Short exercise ▸ Please write out the lines of the data exactly, beginning with the first and ending with the line containing "bin_density = [0.05, 0.05, 0.05, 0.10, 0.175, 0.15, 0.225, 0.20]"; leave the pictures behind.

Material provided ▸

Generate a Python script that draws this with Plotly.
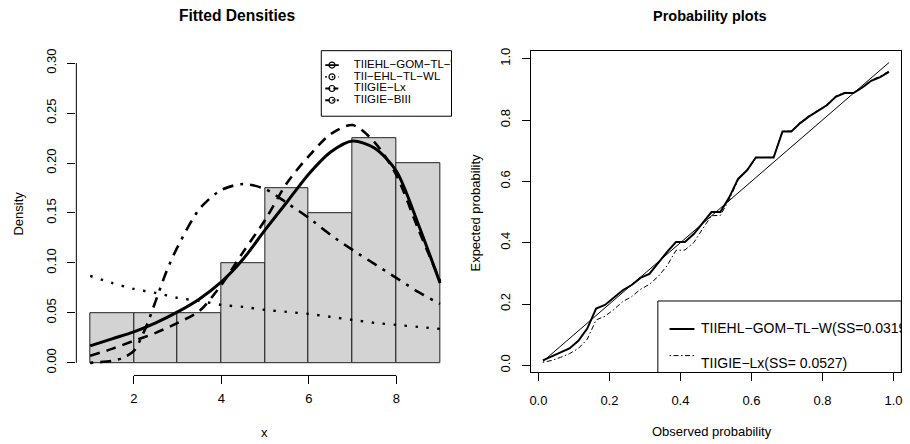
import plotly.graph_objects as go

# ---------------- data ----------------
# histogram of the sample (unit-width bins, density scale)
bin_edges = [1, 2, 3, 4, 5, 6, 7, 8, 9]
bin_density = [0.05, 0.05, 0.05, 0.10, 0.175, 0.15, 0.225, 0.20]

# fitted densities on a grid of x values
grid_x = [1.0, 1.5, 2.0, 2.5, 3.0, 3.5, 4.0, 4.5, 5.0, 5.5, 6.0, 6.5, 7.0, 7.5, 8.0, 8.5, 9.0]
dens_tiiehl_gom = [0.017, 0.024, 0.031, 0.040, 0.051, 0.064, 0.081, 0.104, 0.133, 0.161,
                   0.189, 0.211, 0.222, 0.215, 0.192, 0.139, 0.080]
dens_tii_ehl = [0.087, 0.080, 0.074, 0.070, 0.065, 0.062, 0.058, 0.056, 0.053, 0.051,
                0.049, 0.046, 0.043, 0.040, 0.038, 0.036, 0.034]
dens_tiigie_lx = [0.007, 0.014, 0.022, 0.030, 0.040, 0.052, 0.078, 0.111, 0.143, 0.180,
                  0.207, 0.229, 0.238, 0.221, 0.188, 0.134, 0.082]
grid_x_biii = [1.0, 1.5, 1.75, 2.0, 2.25, 2.5, 2.75, 3.0, 3.5, 4.0, 4.5, 5.0, 5.5, 6.0,
               6.5, 7.0, 7.5, 8.0, 8.5, 9.0]
dens_tiigie_biii = [0.000, 0.002, 0.005, 0.012, 0.033, 0.062, 0.092, 0.116, 0.154, 0.173,
                    0.179, 0.174, 0.160, 0.145, 0.128, 0.113, 0.099, 0.085, 0.071, 0.059]

density_names = ["TIIEHL\u2212GOM\u2212TL\u2212W", "TII\u2212EHL\u2212TL\u2212WL",
                 "TIIGIE\u2212Lx", "TIIGIE\u2212BIII"]

# probability plot: observed vs expected probabilities
obs_prob = [0.0125, 0.0375, 0.0625, 0.0875, 0.1125, 0.1375, 0.1625, 0.1875, 0.2125, 0.2375,
            0.2625, 0.2875, 0.3125, 0.3375, 0.3625, 0.3875, 0.4125, 0.4375, 0.4625, 0.4875,
            0.5125, 0.5375, 0.5625, 0.5875, 0.6125, 0.6375, 0.6625, 0.6875, 0.7125, 0.7375,
            0.7625, 0.7875, 0.8125, 0.8375, 0.8625, 0.8875, 0.9125, 0.9375, 0.9625, 0.9875]
exp_tiiehl_gom = [0.016, 0.028, 0.042, 0.055, 0.080, 0.120, 0.185, 0.197, 0.220, 0.245,
                  0.262, 0.285, 0.298, 0.335, 0.370, 0.402, 0.402, 0.428, 0.463, 0.500,
                  0.500, 0.548, 0.608, 0.636, 0.678, 0.678, 0.678, 0.763, 0.763, 0.790,
                  0.812, 0.830, 0.848, 0.876, 0.888, 0.888, 0.906, 0.928, 0.940, 0.957]
exp_tiigie_lx = [0.010, 0.016, 0.026, 0.038, 0.055, 0.085, 0.148, 0.160, 0.182, 0.208,
                 0.224, 0.248, 0.264, 0.290, 0.325, 0.375, 0.376, 0.400, 0.445, 0.488,
                 0.489, 0.540, 0.605, 0.634, 0.677, 0.679, 0.679, 0.764, 0.764, 0.792,
                 0.814, 0.832, 0.850, 0.878, 0.890, 0.890, 0.908, 0.930, 0.943, 0.960]
pp_names = ["TIIEHL\u2212GOM\u2212TL\u2212W(SS=0.0319)", "TIIGIE\u2212Lx(SS= 0.0527)"]

left_xticks = [2, 4, 6, 8]
left_yticks = [0.00, 0.05, 0.10, 0.15, 0.20, 0.25, 0.30]
right_ticks = [0.0, 0.2, 0.4, 0.6, 0.8, 1.0]

# ---------------- geometry (pixels) ----------------
W, H = 910, 444
FONT = "Liberation Sans, Arial, Helvetica, sans-serif"

L_X0, L_X1 = 75.5, 452.0
L_Y0, L_Y1 = 47.5, 375.0          # top, bottom
R_X0, R_X1 = 530.7, 902.3
R_Y0, R_Y1 = 48.5, 372.0

# data <-> pixel scales
LX_ORG, LX_PPU = 89.3, 43.84       # x=1 position, px per unit
LY_ORG, LY_PPU = 362.3, 1006.0     # y=0 position, px per unit
RX_ORG, RX_PPU = 538.6, 355.8
RY_ORG, RY_PPU = 364.8, 308.7


def lx(px):
    return 1 + (px - LX_ORG) / LX_PPU


def ly(py):
    return (LY_ORG - py) / LY_PPU


def rx(px):
    return (px - RX_ORG) / RX_PPU


def ry(py):
    return (RY_ORG - py) / RY_PPU


def pxp(px):
    return px / W


def pyp(py):
    return 1 - py / H


fig = go.Figure()

# ---------------- left panel: histogram + densities ----------------
centers = [(a + b) / 2 for a, b in zip(bin_edges[:-1], bin_edges[1:])]
widths = [b - a for a, b in zip(bin_edges[:-1], bin_edges[1:])]
fig.add_trace(go.Bar(x=centers, y=bin_density, width=widths,
                     marker=dict(color="#D3D3D3", line=dict(color="#222222", width=1)),
                     xaxis="x", yaxis="y", hoverinfo="skip"))

styles = [
    dict(width=3, dash="solid"),
    dict(width=2.4, dash="2.5px,8.5px"),
    dict(width=2.6, dash="10px,7px"),
    dict(width=2.6, dash="3px,7px,11px,7px"),
]
curves = [(grid_x, dens_tiiehl_gom), (grid_x, dens_tii_ehl),
          (grid_x, dens_tiigie_lx), (grid_x_biii, dens_tiigie_biii)]
for (xs, ys), st in zip(curves, styles):
    fig.add_trace(go.Scatter(x=xs, y=ys, mode="lines", xaxis="x", yaxis="y",
                             line=dict(color="black", width=st["width"], dash=st["dash"],
                                       shape="spline", smoothing=0.8),
                             hoverinfo="skip"))

# legend box (top right of the plot region)
shapes = []
shapes.append(dict(type="rect", xref="paper", yref="paper",
                   x0=pxp(321), x1=pxp(L_X1 - 0.5), y0=pyp(114), y1=pyp(L_Y0 + 0.5),
                   line=dict(color="black", width=1), fillcolor="white", layer="below"))
leg_rows = [62.5, 74.3, 86.1, 97.9]
leg_dash = ["solid", "1.5px,5px", "5px,3px", "4px,3px,1.5px,3px"]
for name, d, row in zip(density_names, leg_dash, leg_rows):
    fig.add_trace(go.Scatter(x=[lx(325), lx(338.5)], y=[ly(row), ly(row)], mode="lines",
                             xaxis="x", yaxis="y",
                             line=dict(color="black", width=1.8, dash=d),
                             hoverinfo="skip"))
    fig.add_trace(go.Scatter(x=[lx(331.7)], y=[ly(row)], mode="markers", xaxis="x", yaxis="y",
                             marker=dict(symbol="circle-open", size=6, color="black",
                                         line=dict(width=1.2, color="black")),
                             hoverinfo="skip"))
    fig.add_trace(go.Scatter(x=[lx(353.5)], y=[ly(row)], mode="text", text=[name],
                             textposition="middle right", cliponaxis=True,
                             textfont=dict(family=FONT, size=11.5, color="black"),
                             xaxis="x", yaxis="y", hoverinfo="skip"))

# axis lines spanning only the tick range
shapes.append(dict(type="line", xref="paper", yref="paper",
                   x0=pxp(L_X0), x1=pxp(L_X0),
                   y0=pyp(LY_ORG - left_yticks[0] * LY_PPU),
                   y1=pyp(LY_ORG - left_yticks[-1] * LY_PPU),
                   line=dict(color="black", width=1)))
shapes.append(dict(type="line", xref="paper", yref="paper",
                   x0=pxp(LX_ORG + (left_xticks[0] - 1) * LX_PPU),
                   x1=pxp(LX_ORG + (left_xticks[-1] - 1) * LX_PPU),
                   y0=pyp(L_Y1), y1=pyp(L_Y1),
                   line=dict(color="black", width=1)))

# ---------------- right panel: probability plot ----------------
fig.add_trace(go.Scatter(x=[obs_prob[0], obs_prob[-1]], y=[obs_prob[0], obs_prob[-1]],
                         mode="lines", xaxis="x2", yaxis="y2",
                         line=dict(color="black", width=1), hoverinfo="skip"))
fig.add_trace(go.Scatter(x=obs_prob, y=exp_tiigie_lx, mode="lines", xaxis="x2", yaxis="y2",
                         line=dict(color="black", width=1, dash="1.5px,2.5px,5px,2.5px"),
                         hoverinfo="skip"))
fig.add_trace(go.Scatter(x=obs_prob, y=exp_tiiehl_gom, mode="lines", xaxis="x2", yaxis="y2",
                         line=dict(color="black", width=2), hoverinfo="skip"))

shapes.append(dict(type="rect", xref="paper", yref="paper",
                   x0=pxp(658.3), x1=pxp(R_X1), y0=pyp(R_Y1), y1=pyp(300),
                   line=dict(color="black", width=1), fillcolor="white", layer="below"))
pp_rows_line = [328.3, 355.0]
pp_rows_text = [328.3, 364.0]
pp_dash = ["solid", "1.5px,2.5px,5px,2.5px"]
pp_width = [2, 1]
for name, yl, yt, d, w in zip(pp_names, pp_rows_line, pp_rows_text, pp_dash, pp_width):
    fig.add_trace(go.Scatter(x=[rx(670), rx(695)], y=[ry(yl), ry(yl)], mode="lines",
                             xaxis="x2", yaxis="y2", line=dict(color="black", width=w, dash=d),
                             hoverinfo="skip"))
    fig.add_trace(go.Scatter(x=[rx(701.5)], y=[ry(yt)], mode="text", text=[name],
                             textposition="middle right", cliponaxis=True,
                             textfont=dict(family=FONT, size=14, color="black"),
                             xaxis="x2", yaxis="y2", hoverinfo="skip"))

# ---------------- titles and axis labels ----------------
ann = []


def label(text, x, y, size=13, angle=0, bold=False):
    ann.append(dict(text=f"<b>{text}</b>" if bold else text, x=pxp(x), y=pyp(y),
                    xref="paper", yref="paper", showarrow=False, textangle=angle,
                    xanchor="center", yanchor="middle",
                    font=dict(family=FONT, size=size, color="black")))


label("Fitted Densities", 237, 13, size=15.6, bold=True)
label("Probability plots", 711, 13, size=14.5, bold=True)
label("Density", 18, 212, angle=-90)
label("x", 264, 432)
label("Expected probability", 476, 211, angle=-90)
label("Observed probability", 713, 431)

tickfont = dict(family=FONT, size=13, color="black")
common = dict(showgrid=False, zeroline=False, ticks="outside", ticklen=8, tickwidth=1,
              tickcolor="black", tickfont=tickfont, fixedrange=True)

fig.update_layout(
    width=W, height=H, autosize=False,
    margin=dict(l=0, r=0, t=0, b=0, pad=0),
    paper_bgcolor="white", plot_bgcolor="white",
    showlegend=False, bargap=0,
    xaxis=dict(domain=[pxp(L_X0), pxp(L_X1)], range=[lx(L_X0), lx(L_X1)], anchor="y",
               tickvals=left_xticks, ticktext=[str(t) for t in left_xticks],
               showline=False, ticklabelstandoff=3, **common),
    yaxis=dict(domain=[pyp(L_Y1), pyp(L_Y0)], range=[ly(L_Y1), ly(L_Y0)], anchor="x",
               tickvals=left_yticks, ticktext=[f"{t:.2f}" for t in left_yticks],
               tickangle=-90, showline=False, ticklabelstandoff=6, **common),
    xaxis2=dict(domain=[pxp(R_X0), pxp(R_X1)], range=[rx(R_X0), rx(R_X1)], anchor="y2",
                tickvals=right_ticks, ticktext=[f"{t:.1f}" for t in right_ticks],
                showline=True, mirror=True, linecolor="black", linewidth=1,
                ticklabelstandoff=8, **common),
    yaxis2=dict(domain=[pyp(R_Y1), pyp(R_Y0)], range=[ry(R_Y1), ry(R_Y0)], anchor="x2",
                tickvals=right_ticks, ticktext=[f"{t:.1f}" for t in right_ticks],
                tickangle=-90, showline=True, mirror=True, linecolor="black", linewidth=1,
                ticklabelstandoff=6, **common),
    shapes=shapes, annotations=ann,
)

fig.write_html("out.html")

Response ▸
Generate a Python script that draws this with Plotly.
import plotly.graph_objects as go

# ---------------- data ----------------
# histogram of the sample (unit-width bins, density scale)
bin_edges = [1, 2, 3, 4, 5, 6, 7, 8, 9]
bin_density = [0.05, 0.05, 0.05, 0.10, 0.175, 0.15, 0.225, 0.20]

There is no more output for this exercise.